Instructions for the task
Locate the string "this" in the listing below. Copy every line where it is found.

Data to process
---

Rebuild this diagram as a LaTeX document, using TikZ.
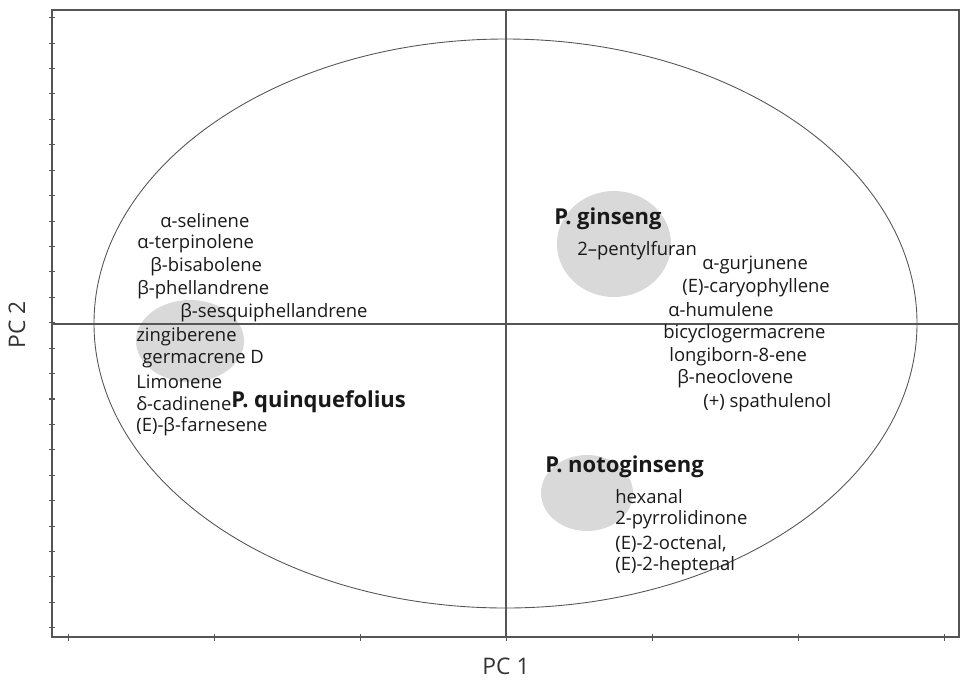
\documentclass[tikz,border=0pt]{standalone}
\usepackage{fontspec}
\setmainfont{Open Sans}
\definecolor{blobgrey}{HTML}{D9D9D9}
\definecolor{axisgrey}{HTML}{555555}

\begin{document}
\begin{tikzpicture}
  [x=0.02cm,y=-0.02cm,
   every node/.style={inner sep=0pt,anchor=west,font=\fontsize{10.5}{12}\selectfont,text=black!90},
   species/.style={font=\fontsize{12.5}{14}\selectfont\bfseries},
   axlabel/.style={anchor=center,font=\fontsize{13}{15}\selectfont,text=black!80}]
  \useasboundingbox (0,0) rectangle (960,684);

  % group areas
  \fill[blobgrey] (614,244) ellipse [x radius=57,y radius=53];
  \fill[blobgrey] (190,341) ellipse [x radius=54,y radius=41];
  \fill[blobgrey] (587,493) ellipse [x radius=46,y radius=38];

  % frame, axes, ticks
  \draw[axisgrey,line width=0.6pt] (52,10) rectangle (959,637);
  \draw[axisgrey,line width=0.6pt] (52,324) -- (959,324);
  \draw[axisgrey,line width=0.6pt] (506,10) -- (506,637);
  \foreach \i in {0,...,24}
    \draw[axisgrey,line width=0.6pt] (49,{17.7+25.42*\i}) -- (55,{17.7+25.42*\i});
  \foreach \i in {0,...,6}
    \draw[axisgrey,line width=0.6pt] ({68.7+146*\i},634) -- ({68.7+146*\i},641);

  % confidence ellipse
  \draw[axisgrey,line width=0.5pt] (505.5,323.5) ellipse [x radius=411.5,y radius=284.5];

  % P. quinquefolius
  \node (sel)   at (160,221) {α-selinene};
  \node (terp)  at (137,244) {α-terpinolene};
  \node (bisa)  at (150,267) {β-bisabolene};
  \node (phel)  at (137,290) {β-phellandrene};
  \node (sesq)  at (180,313) {β-sesquiphellandrene};
  \node (zing)  at (136,337) {zingiberene};
  \node (germ)  at (142,359) {germacrene D};
  \node (limo)  at (136,382) {Limonene};
  \node (cadi)  at (136,404) {δ-cadinene};
  \node (farn)  at (136,427) {(E)-β-farnesene};
  \node[species] (quin) at (231,402) {P. quinquefolius};

  % P. ginseng
  \node[species] (gins) at (554,219) {P. ginseng};
  \node (pent)  at (577,251) {2–pentylfuran};
  \node (gurj)  at (702,265) {α-gurjunene};
  \node (cary)  at (682,288) {(E)-caryophyllene};
  \node (humu)  at (668,310) {α-humulene};
  \node (bicy)  at (663,334) {bicyclogermacrene};
  \node (long)  at (669,357) {longiborn-8-ene};
  \node (neoc)  at (677,379) {β-neoclovene};
  \node (spat)  at (703,403) {(+) spathulenol};

  % P. notoginseng
  \node[species] (noto) at (545,467) {P. notoginseng};
  \node (hexa)  at (615,497) {hexanal};
  \node (pyrr)  at (615,520) {2-pyrrolidinone};
  \node (octe)  at (615,544) {(E)-2-octenal,};
  \node (hept)  at (615,566) {(E)-2-heptenal};

  % axis titles
  \node[axlabel] (pc1) at (506,666) {PC 1};
  \node[axlabel,rotate=90] (pc2) at (17,325) {PC 2};
\end{tikzpicture}
\end{document}
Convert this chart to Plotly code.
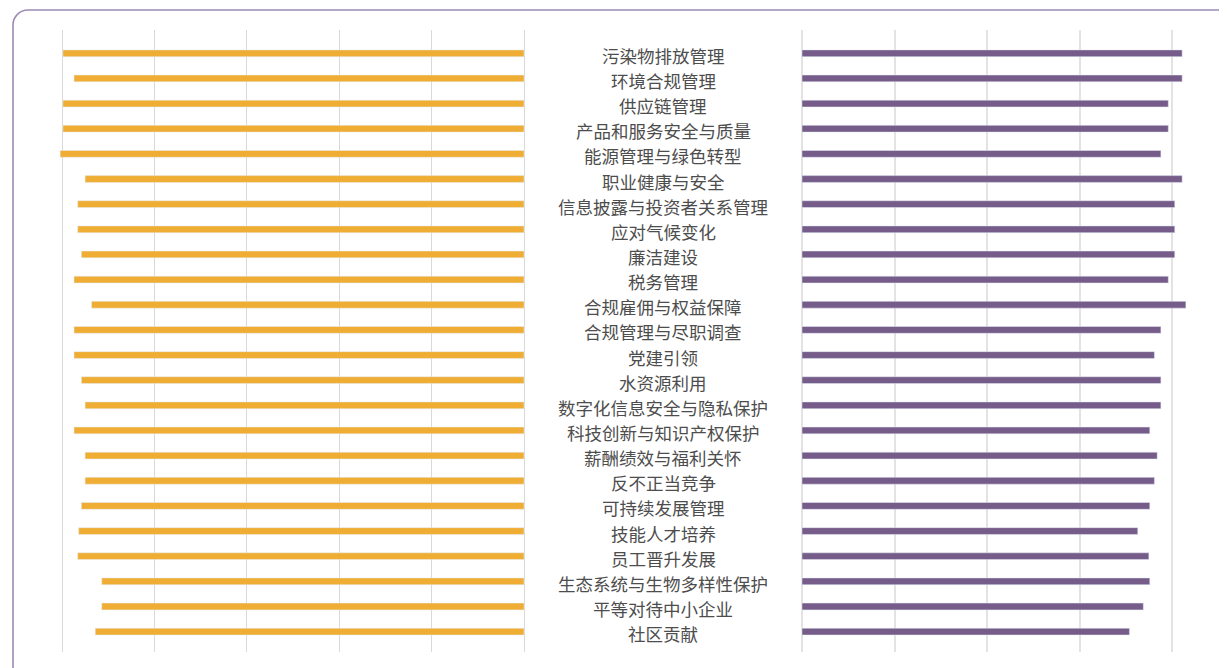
#Butterfly chart: importance scores per ESG topic, two sides with labels in the middle.

import plotly.graph_objects as go

OFF = 8   # the page body margin shifts the figure by 8px
W, H = 1227 - OFF, 668 - OFF

topics = ["污染物排放管理", "环境合规管理", "供应链管理", "产品和服务安全与质量", "能源管理与绿色转型",
          "职业健康与安全", "信息披露与投资者关系管理", "应对气候变化", "廉洁建设", "税务管理",
          "合规雇佣与权益保障", "合规管理与尽职调查", "党建引领", "水资源利用", "数字化信息安全与隐私保护",
          "科技创新与知识产权保护", "薪酬绩效与福利关怀", "反不正当竞争", "可持续发展管理", "技能人才培养",
          "员工晋升发展", "生态系统与生物多样性保护", "平等对待中小企业", "社区贡献"]

left_vals = [4.99, 4.87, 4.99, 4.99, 5.02, 4.75, 4.83, 4.83, 4.79, 4.87,
             4.68, 4.87, 4.87, 4.79, 4.75, 4.87, 4.75, 4.75, 4.79, 4.82,
             4.83, 4.57, 4.57, 4.64]

right_vals = [4.11, 4.11, 3.96, 3.96, 3.88, 4.11, 4.03, 4.03, 4.03, 3.96,
              4.15, 3.88, 3.81, 3.88, 3.88, 3.76, 3.84, 3.81, 3.76, 3.63,
              3.75, 3.76, 3.69, 3.54]

ORANGE = "#EFAE33"
PURPLE = "#765C89"
FRAME = "#9D8BB5"

# pixel helpers: page pixel -> paper fraction (figure has no margins)
def px(x):
    return (x - OFF) / W

def py(y):
    return 1 - (y - OFF) / H

unit_l = 92.4   # px per unit, left side
unit_r = 92.5   # px per unit, right side

fig = go.Figure()
fig.add_trace(go.Bar(y=topics, x=left_vals, orientation="h", marker_color=ORANGE,
                     width=0.27, xaxis="x", yaxis="y", hoverinfo="x+y"))
fig.add_trace(go.Bar(y=topics, x=right_vals, orientation="h", marker_color=PURPLE,
                     width=0.27, xaxis="x2", yaxis="y", hoverinfo="x+y"))

for i, t in enumerate(topics):
    fig.add_annotation(x=px(663), y=t, xref="paper", yref="y", text=t, showarrow=False,
                       xanchor="center", yshift=-2,
                       font=dict(family="Noto Sans CJK SC", size=17.5, color="#4D4D4D"))

# rounded frame (top-left corner visible, runs off the page to the right and bottom)
x0, yt, r = 13, 10, 15
k = 0.55 * r
path = ("M {a},{b} L {a},{c} C {a},{d} {e},{f} {g},{f} L {h},{f}".format(
    a=px(x0), b=py(680), c=py(yt + r), d=py(yt + r - k), e=px(x0 + r - k),
    f=py(yt), g=px(x0 + r), h=px(1240)))
fig.add_shape(type="path", path=path, xref="paper", yref="paper",
              line=dict(color=FRAME, width=1.6))

fig.update_layout(
    width=W, height=H,
    margin=dict(l=0, r=0, t=0, b=0),
    paper_bgcolor="white", plot_bgcolor="white",
    showlegend=False,
    xaxis=dict(domain=[px(50), px(526)], range=[(524 - 50) / unit_l, -2 / unit_l],
               tick0=0, dtick=1, showgrid=True, gridcolor="#D9D9D9", gridwidth=1.3,
               zeroline=True, zerolinecolor="#D9D9D9", zerolinewidth=1.3,
               showticklabels=False, ticks="", showline=False, fixedrange=True),
    xaxis2=dict(domain=[px(800), px(1218)], range=[-2 / unit_r, (1218 - 802) / unit_r],
                tick0=0, dtick=1, showgrid=True, gridcolor="#E3E3E3", gridwidth=1.6,
                zeroline=True, zerolinecolor="#E3E3E3", zerolinewidth=1.6,
                showticklabels=False, ticks="", showline=False, anchor="y", fixedrange=True),
    yaxis=dict(domain=[py(652), py(30)], range=[23.81, -0.926], type="category",
               showgrid=False, zeroline=False, showticklabels=False, ticks="", showline=False,
               fixedrange=True),
)

fig.write_html("out.html")
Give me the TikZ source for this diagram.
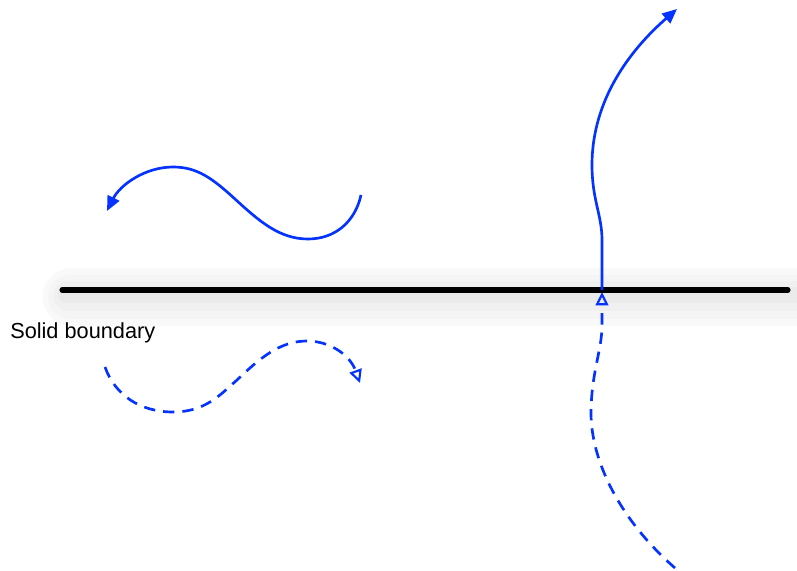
\documentclass[tikz,border=0pt]{standalone}
\usepackage{fontspec}
\setmainfont{Liberation Sans}
\usetikzlibrary{arrows.meta}
\definecolor{flowblue}{RGB}{4,51,255}
\tikzset{
  flow/.style={draw=flowblue,line width=2pt},
  dashflow/.style={draw=flowblue,line width=2pt,dash pattern=on 8.5pt off 6pt},
  fulltip/.style={-{Triangle[length=11pt,width=9.5pt]}},
  opentip/.style={-{Triangle[open,length=10pt,width=9.5pt,line width=1.6pt]}},
  glow/.style={line cap=round},
}
\begin{document}
\begin{tikzpicture}[x=0.75pt,y=-0.75pt]
\useasboundingbox (0,0) rectangle (797,571);
% soft shadow around the boundary
\draw[glow,line width=44pt,black!2.5] (72,297) -- (805,297);
\draw[glow,line width=33pt,black!4] (70,297) -- (805,297);
\draw[glow,line width=22pt,black!6] (68,296) -- (805,296);
\draw[glow,line width=12pt,black!8] (66,295) -- (805,295);
% boundary
\coordinate (bl) at (62,290);
\coordinate (br) at (788,290);
\draw[line width=3.8pt,line cap=round] (bl) -- (br);
\node[anchor=base west,inner sep=0pt,font=\fontsize{16.3}{19}\selectfont] (lab) at (10,338) {Solid boundary};
% upper wave (solid)
\coordinate (w1s) at (361,195);
\coordinate (w1e) at (107,211);
\draw[flow,fulltip] (w1s) .. controls (355,222) and (335,239) .. (308,239)
  .. controls (280,239) and (260,222) .. (235,199)
  .. controls (212,178) and (197,167) .. (173,167)
  .. controls (145,167) and (120,185) .. (w1e);
% lower wave (dashed)
\coordinate (w2s) at (105,367);
\coordinate (w2e) at (360,383);
\draw[dashflow,opentip] (w2s) .. controls (115,395) and (140,412) .. (173,412)
  .. controls (205,412) and (220,395) .. (237,380)
  .. controls (260,358) and (280,341) .. (307,341)
  .. controls (330,341) and (350,355) .. (w2e);
% crossing path
\coordinate (cx) at (602,290);
\coordinate (ctop) at (677,9);
\coordinate (cbot) at (675,568);
\coordinate (cin) at (602,292);
\draw[flow,fulltip] (cx) -- (602,240) .. controls (602,215) and (592,200) .. (592,165)
  .. controls (592,100) and (630,50) .. (ctop);
\draw[dashflow,opentip] (cbot) .. controls (620,520) and (590,460) .. (591,410)
  .. controls (592,370) and (602,350) .. (602,325) -- (cin);
\end{tikzpicture}
\end{document}
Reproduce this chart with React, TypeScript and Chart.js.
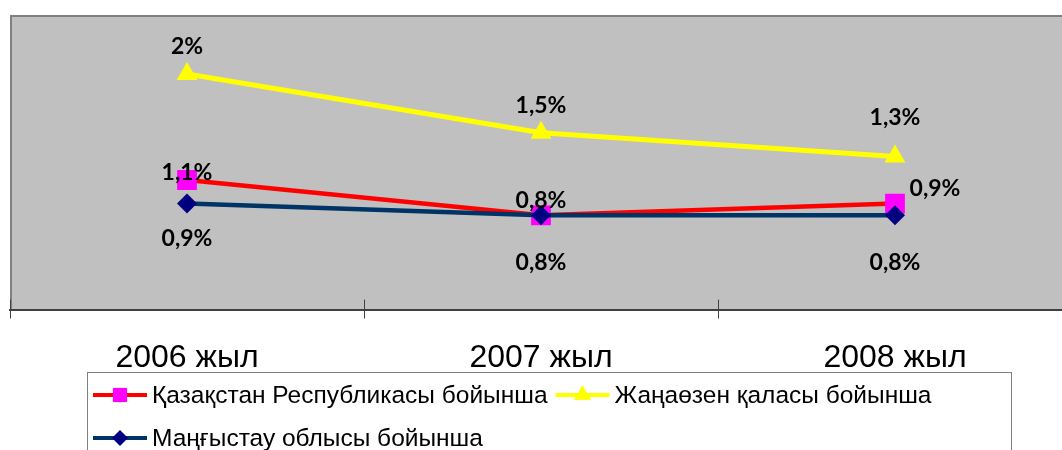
import React, { useEffect, useRef } from "react";
import { Chart, registerables } from "chart.js";

Chart.register(...registerables);

const categories = ["2006 жыл", "2007 жыл", "2008 жыл"];
const seriesNames = [
  "Қазақстан Республикасы бойынша",
  "Жаңаөзен қаласы бойынша",
  "Маңғыстау облысы бойынша",
];
const kazakhstan = [1.1, 0.8, 0.9];
const zhanaozen = [2, 1.5, 1.3];
const mangystau = [0.9, 0.8, 0.8];

// label placement offsets (dx, dy) relative to each point
const labelOffsets = [
  [[0, -7], [0, -15], [40, -15]],
  [[0, -27], [0, -27], [0, -39]],
  [[0, 35], [0, 47], [0, 47]],
];

const fmt = (v: number) => String(v).replace(".", ",") + "%";

const plotBgPlugin = {
  id: "plotBg",
  beforeDraw(chart: any) {
    const { ctx, chartArea: a } = chart;
    ctx.save();
    ctx.fillStyle = "#C0C0C0";
    ctx.fillRect(a.left, a.top, a.right - a.left, a.bottom - a.top);
    ctx.strokeStyle = "#808080";
    ctx.lineWidth = 2;
    ctx.beginPath();
    ctx.moveTo(a.left + 1, a.bottom);
    ctx.lineTo(a.left + 1, a.top + 1);
    ctx.lineTo(a.right, a.top + 1);
    ctx.stroke();
    ctx.restore();
  },
  afterDraw(chart: any) {
    const { ctx, chartArea: a } = chart;
    const n = categories.length;
    ctx.save();
    ctx.strokeStyle = "#404040";
    ctx.lineWidth = 1;
    for (let i = 0; i <= n; i++) {
      const x = Math.round(a.left + (i * (a.right - a.left)) / n) + 0.5;
      ctx.beginPath();
      ctx.moveTo(x, a.bottom - 10);
      ctx.lineTo(x, a.bottom + 9);
      ctx.stroke();
    }
    ctx.restore();
  },
};

const labelsPlugin = {
  id: "valueLabels",
  afterDatasetsDraw(chart: any) {
    const { ctx } = chart;
    ctx.save();
    ctx.font = "bold 23px Lato";
    ctx.fillStyle = "#000";
    ctx.textAlign = "center";
    ctx.textBaseline = "middle";
    chart.data.datasets.forEach((ds: any, di: number) => {
      const meta = chart.getDatasetMeta(di);
      meta.data.forEach((pt: any, i: number) => {
        const [dx, dy] = labelOffsets[di][i];
        ctx.fillText(fmt(ds.data[i]), pt.x + dx, pt.y + dy);
      });
    });
    ctx.restore();
  },
};

function drawMarker(ctx: CanvasRenderingContext2D, style: string, x: number, y: number, r: number, color: string) {
  ctx.fillStyle = color;
  ctx.beginPath();
  if (style === "rect") {
    const s = r * Math.SQRT1_2;
    ctx.rect(x - s, y - s, 2 * s, 2 * s);
  } else if (style === "triangle") {
    for (let k = 0; k < 3; k++) {
      const ang = (k * 2 * Math.PI) / 3;
      const px = x + Math.sin(ang) * r;
      const py = y - Math.cos(ang) * r;
      if (k === 0) ctx.moveTo(px, py);
      else ctx.lineTo(px, py);
    }
    ctx.closePath();
  } else {
    ctx.moveTo(x, y - r);
    ctx.lineTo(x + r, y);
    ctx.lineTo(x, y + r);
    ctx.lineTo(x - r, y);
    ctx.closePath();
  }
  ctx.fill();
}

const legendPlugin = {
  id: "customLegend",
  afterDraw(chart: any) {
    const { ctx } = chart;
    ctx.save();
    ctx.strokeStyle = "#808080";
    ctx.lineWidth = 1;
    ctx.strokeRect(87.5, 372.5, 924, 120);
    ctx.font = "24.5px 'Liberation Sans'";
    ctx.textBaseline = "middle";
    ctx.textAlign = "left";
    const dss = chart.data.datasets;
    const legendR = [10, 10, 8];
    const drawItem = (di: number, x: number, y: number) => {
      const ds = dss[di];
      ctx.strokeStyle = ds.borderColor;
      ctx.lineWidth = 4;
      ctx.beginPath();
      ctx.moveTo(x, y);
      ctx.lineTo(x + 54, y);
      ctx.stroke();
      drawMarker(ctx, ds.pointStyle, x + 27, y, legendR[di], ds.pointBackgroundColor);
      ctx.fillStyle = "#000";
      ctx.fillText(ds.label, x + 59, y + 1);
      return x + 59 + ctx.measureText(ds.label).width;
    };
    const end1 = drawItem(0, 93, 395);
    drawItem(1, end1 + 8, 395);
    drawItem(2, 93, 438);
    ctx.restore();
  },
};

export default function App() {
  const ref = useRef<HTMLCanvasElement>(null);
  useEffect(() => {
    if (!ref.current) return;
    const chart = new Chart(ref.current, {
      type: "line",
      data: {
        labels: categories,
        datasets: [
          {
            label: seriesNames[0],
            data: kazakhstan,
            borderColor: "#FF0000",
            borderWidth: 4.5,
            pointStyle: "rect",
            pointRadius: 14,
            pointBackgroundColor: "#FF00FF",
            pointBorderColor: "#FF00FF",
            pointBorderWidth: 0,
            order: 3,
          },
          {
            label: seriesNames[1],
            data: zhanaozen,
            borderColor: "#FFFF00",
            borderWidth: 5,
            pointStyle: "triangle",
            pointRadius: 12,
            pointBackgroundColor: "#FFFF00",
            pointBorderColor: "#FFFF00",
            pointBorderWidth: 0,
            order: 2,
          },
          {
            label: seriesNames[2],
            data: mangystau,
            borderColor: "#003366",
            borderWidth: 4.5,
            pointStyle: "rectRot",
            pointRadius: 10,
            pointBackgroundColor: "#000080",
            pointBorderColor: "#000080",
            pointBorderWidth: 0,
            order: 1,
          },
        ],
      },
      options: {
        responsive: false,
        animation: false,
        layout: { autoPadding: false, padding: { left: 10, top: 15, right: 8, bottom: 44 } },
        plugins: { legend: { display: false }, tooltip: { enabled: false } },
        scales: {
          x: {
            offset: true,
            grid: { display: false, drawTicks: false },
            border: { display: true, color: "#404040", width: 2 },
            ticks: {
              padding: 29,
              color: "#000",
              font: { family: "'Liberation Sans'", size: 32 },
              maxRotation: 0,
            },
          },
          y: { display: false, min: 0, max: 2.5 },
        },
      },
      plugins: [plotBgPlugin, labelsPlugin, legendPlugin],
    });
    return () => chart.destroy();
  }, []);
  return (
    <div
      style={{
        position: "fixed",
        left: 0,
        top: 0,
        width: 1062,
        height: 450,
        overflow: "hidden",
        background: "#fff",
      }}
    >
      <canvas ref={ref} width={1080} height={450} style={{ display: "block" }} />
    </div>
  );
}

---

Exercise response
Rebuild this diagram as a LaTeX document, using TikZ.
Convert this chart to Plotly code.
Give me the TikZ source for this diagram.
Reproduce this chart with React, TypeScript and Chart.js.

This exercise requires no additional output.